Monday, February 12, 2007

Birth of an American Hockey Fan Week Three: Film Foundations


Needing a break from my increasingly pathetic requests for bartenders to change the channel to hockey games, I decided to supplement my education with a little hockey film foundation. Ritch put it to a vote, and though I appreciate whoever was looking out for my womanly sensibilities with the suggestion of The Cutting Edge, time and self-respect constraints narrowed it down to the classics- Youngblood and Slap Shot.


This little experiment was supposed to be about fellow fans offering me insight into the underlying themes of hockey (no guts no glory, size doesn’t matter, etc.) but after popping Youngblood into the Tivo, it became clear to me that you people are just cruel, calculating bastards who have it out for me. Youngblood is an interesting example of a hockey movie in that it eschews showing actual hockey being played in favor of a scene in which one man shaves another man’s balls. They wisely chose not to give the villain of the movie any speaking lines, letting his prominent forehead and stubble convey his inherent evilness, which is just as well, since the Canadian accent is only slightly more menacing than a lisp. If I’ve got one gripe with this movie (complete lack of plot not counting as a "gripe"), it’s the ending. Having lost all interest in Dean Youngblood’s future during the mind-numbingly long farming montage—the fact that the phrase "farming montage" even exists makes the world a bleaker place—I was at least hoping that I could vest myself in the fate of the Mustangs themselves. The last-minute penalty shots seemed promising, but then they went and left those extra three seconds on the clock. Unspectacular game footage aside, this is a sports movie, and sports movies have a pretty tried-and-true formula. Boxing movies end in KOs, baseball movies in home runs, and hockey movies end in penalty shots. Three seconds may not be a lot of time in other sports, but it can be a long time in hockey, and when it’s three seconds of Rob Lowe throwing sloppy punches, it can be downright interminable.

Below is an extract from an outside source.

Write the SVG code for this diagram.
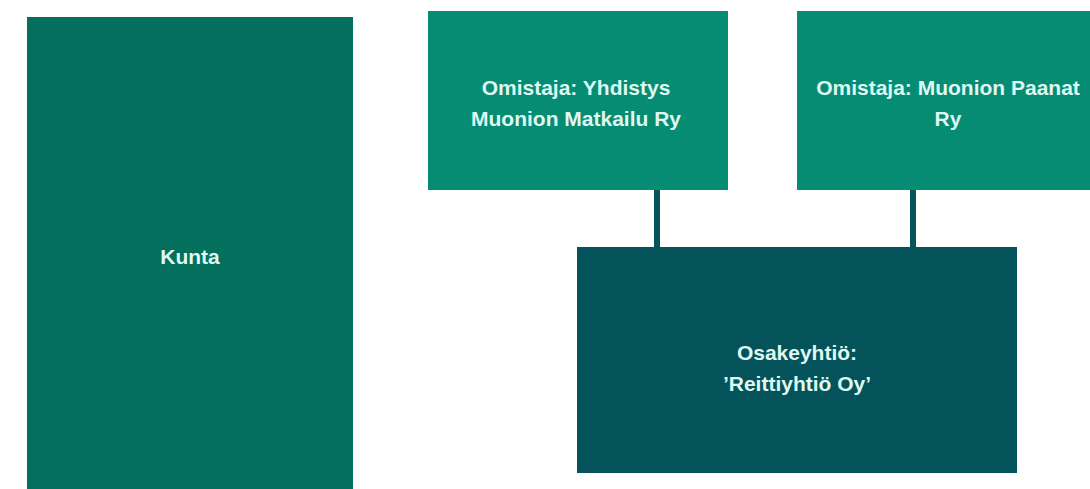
<svg xmlns="http://www.w3.org/2000/svg" width="1090" height="489" viewBox="0 0 1090 489">
<style>
.lbl{font-family:"Liberation Sans",Arial,sans-serif;font-weight:bold;font-size:21px;fill:#dff8f1;text-anchor:middle}
.conn{stroke:#07555b;stroke-width:6;fill:none}
</style>
<rect width="1090" height="489" fill="#ffffff"/>
<g id="connectors">
<line class="conn" x1="657" y1="190" x2="657" y2="248"/>
<line class="conn" x1="913" y1="190" x2="913" y2="248"/>
</g>
<g id="kunta">
<rect x="27" y="17" width="326" height="480" fill="#036f5c"/>
<text class="lbl" x="190" y="264">Kunta</text>
</g>
<g id="omistaja1">
<rect x="428" y="11" width="300" height="179" fill="#068c73"/>
<text class="lbl" x="576" y="95">Omistaja: Yhdistys</text>
<text class="lbl" x="576" y="126">Muonion Matkailu Ry</text>
</g>
<g id="omistaja2">
<rect x="797" y="11" width="300" height="179" fill="#068c73"/>
<text class="lbl" x="948" y="95">Omistaja: Muonion Paanat</text>
<text class="lbl" x="948" y="126">Ry</text>
</g>
<g id="osakeyhtio">
<rect x="577" y="247" width="440" height="226" fill="#04525a"/>
<text class="lbl" x="797" y="360">Osakeyhtiö:</text>
<text class="lbl" x="797" y="391">’Reittiyhtiö Oy’</text>
</g>
</svg>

Slap Shot, on the other hand, I was almost looking forward to. I’d been promised both violence and a breakdown of the various penalties, with the added bonus of getting to see Paul Newman fuck some guys up, and I was not let down. Though the romantic subplots dragged a bit—I would have been perfectly content if every female character in this movie were replaced with yet another Hanson brother—after the horror of Youngblood, I was pretty psyched to have a main character that uttered actual dialogue. I’m not saying the movie was perfect; that last-minute perfect storm of a roster in the final game seemed a little suspect, and I’m not sure how a screenwriter can sleep at night knowing he ended a movie with ice dancing. But there was blood and hockey, and a girl can’t ask for much more than that.